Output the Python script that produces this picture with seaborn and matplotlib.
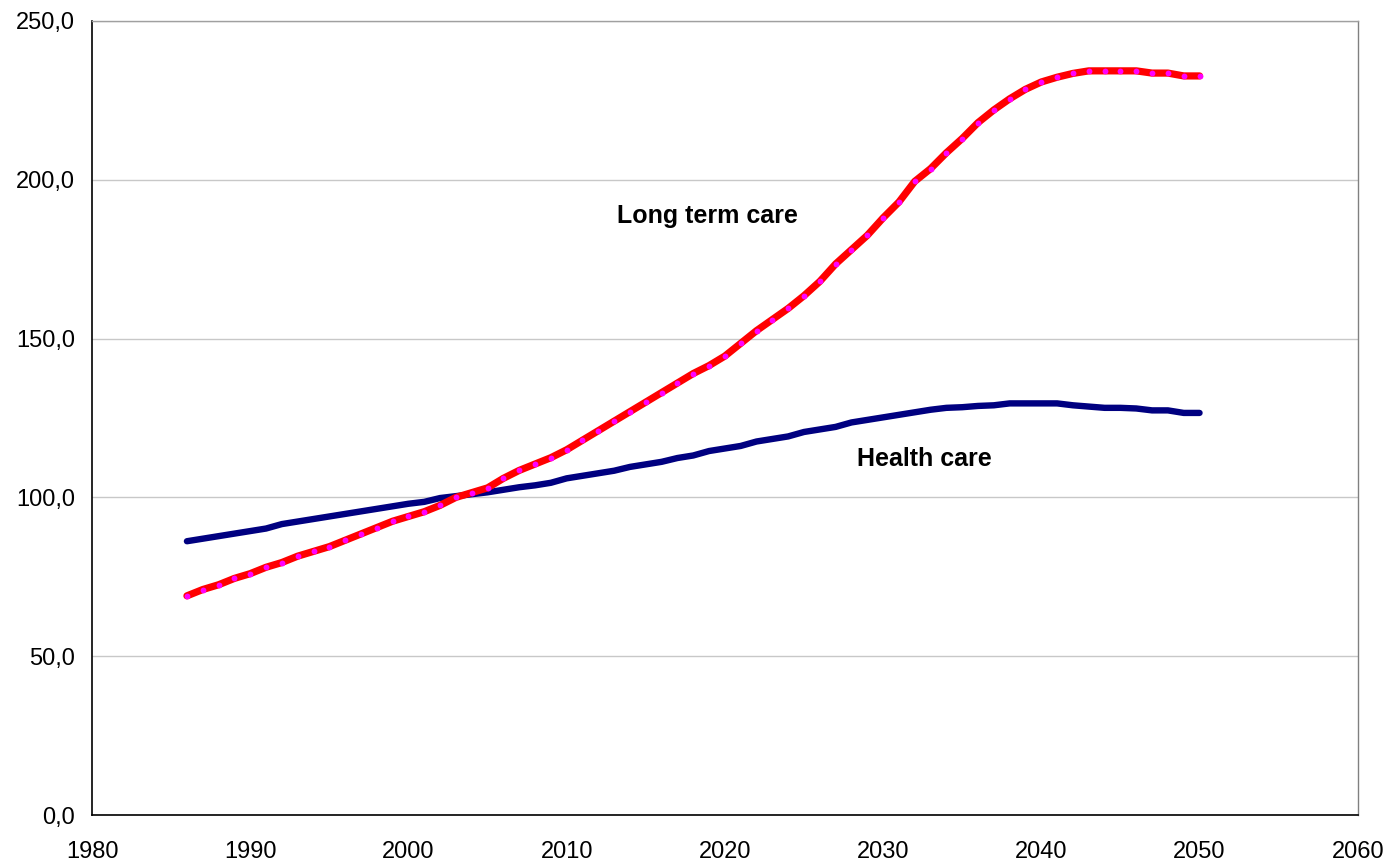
import matplotlib
matplotlib.use("Agg")
import matplotlib.pyplot as plt
import seaborn as sns
import pandas as pd
from matplotlib.ticker import FuncFormatter

years = list(range(1986, 2051))
health_care = [86.2, 87.0, 87.8, 88.6, 89.4, 90.2, 91.6, 92.4, 93.2, 94.0,
               94.8, 95.6, 96.4, 97.2, 98.0, 98.6, 99.8, 100.4, 101.0, 101.6,
               102.4, 103.2, 103.8, 104.6, 106.0, 106.8, 107.6, 108.4, 109.6, 110.4,
               111.2, 112.4, 113.2, 114.6, 115.4, 116.2, 117.6, 118.4, 119.2, 120.6,
               121.4, 122.2, 123.6, 124.4, 125.2, 126.0, 126.8, 127.6, 128.2, 128.4,
               128.8, 129.0, 129.6, 129.6, 129.6, 129.6, 129.0, 128.6, 128.2, 128.2,
               128.0, 127.4, 127.4, 126.6, 126.6]
long_term_care = [69.0, 71.0, 72.5, 74.5, 76.0, 78.0, 79.5, 81.5, 83.0, 84.5,
                  86.5, 88.5, 90.5, 92.5, 94.0, 95.5, 97.5, 100.0, 101.5, 103.0,
                  106.0, 108.5, 110.5, 112.5, 115.0, 118.0, 121.0, 124.0, 127.0, 130.0,
                  133.0, 136.0, 139.0, 141.5, 144.5, 148.5, 152.5, 156.0, 159.5, 163.5,
                  168.0, 173.5, 178.0, 182.5, 188.0, 193.0, 199.5, 203.5, 208.5, 213.0,
                  218.0, 222.0, 225.5, 228.5, 230.8, 232.3, 233.5, 234.3, 234.3, 234.3,
                  234.3, 233.6, 233.6, 232.7, 232.7]
series_labels = ["Health care", "Long term care"]
y_ticks = [0, 50, 100, 150, 200, 250]
x_ticks = [1980, 1990, 2000, 2010, 2020, 2030, 2040, 2050, 2060]

df_h = pd.DataFrame({"year": years, "value": health_care})
df_l = pd.DataFrame({"year": years, "value": long_term_care})

sns.set_style("white")
plt.rcParams['font.family'] = ['Liberation Sans', 'DejaVu Sans']

fig = plt.figure(figsize=(13.94, 8.64), dpi=100)
ax = fig.add_axes([0.066, 0.0567, 0.908, 0.919])

sns.lineplot(data=df_h, x="year", y="value", ax=ax, color="#000080",
             linewidth=4.6, solid_capstyle="round", solid_joinstyle="round", zorder=3)
sns.lineplot(data=df_l, x="year", y="value", ax=ax, color="#FF0000",
             linewidth=5.2, solid_capstyle="round", solid_joinstyle="round", zorder=4,
             marker="o", markersize=4.2, markerfacecolor="#FF00FF",
             markeredgewidth=0)

ax.set_xlim(1980, 2060)
ax.set_ylim(0, 250)
ax.set_xticks(x_ticks)
ax.set_yticks(y_ticks)
ax.yaxis.set_major_formatter(FuncFormatter(lambda v, p: f"{v:.1f}".replace(".", ",")))
ax.xaxis.set_major_formatter(FuncFormatter(lambda v, p: f"{int(v)}"))
ax.set_xlabel("")
ax.set_ylabel("")
ax.grid(axis="y", color="#c8c8c8", linewidth=1.0)
ax.grid(axis="x", visible=False)
ax.set_axisbelow(True)
ax.spines["top"].set_color("#a0a0a0")
ax.spines["top"].set_linewidth(1.0)
ax.spines["right"].set_color("#808080")
ax.spines["right"].set_linewidth(1.0)
for s in ["left", "bottom"]:
    ax.spines[s].set_color("black")
    ax.spines[s].set_linewidth(1.2)
ax.tick_params(axis="both", direction="out", length=5, width=1.2, color="black",
               labelsize=17, labelcolor="black")
ax.tick_params(axis="y", pad=7)
ax.tick_params(axis="x", pad=14)

ax.text(2018.9, 188.6, series_labels[1], fontsize=18, fontweight="bold",
        ha="center", va="center", color="black")
ax.text(2032.6, 112.1, series_labels[0], fontsize=18, fontweight="bold",
        ha="center", va="center", color="black")

fig.savefig("out.png", dpi=100)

» **Do this**
Print the data above verbatim from the first line through the line holding "from matplotlib.ticker import FuncFormatter", leaving every picture out.

» **The solution**
Output the Python script that produces this picture with seaborn and matplotlib.
import matplotlib
matplotlib.use("Agg")
import matplotlib.pyplot as plt
import seaborn as sns
import pandas as pd
from matplotlib.ticker import FuncFormatter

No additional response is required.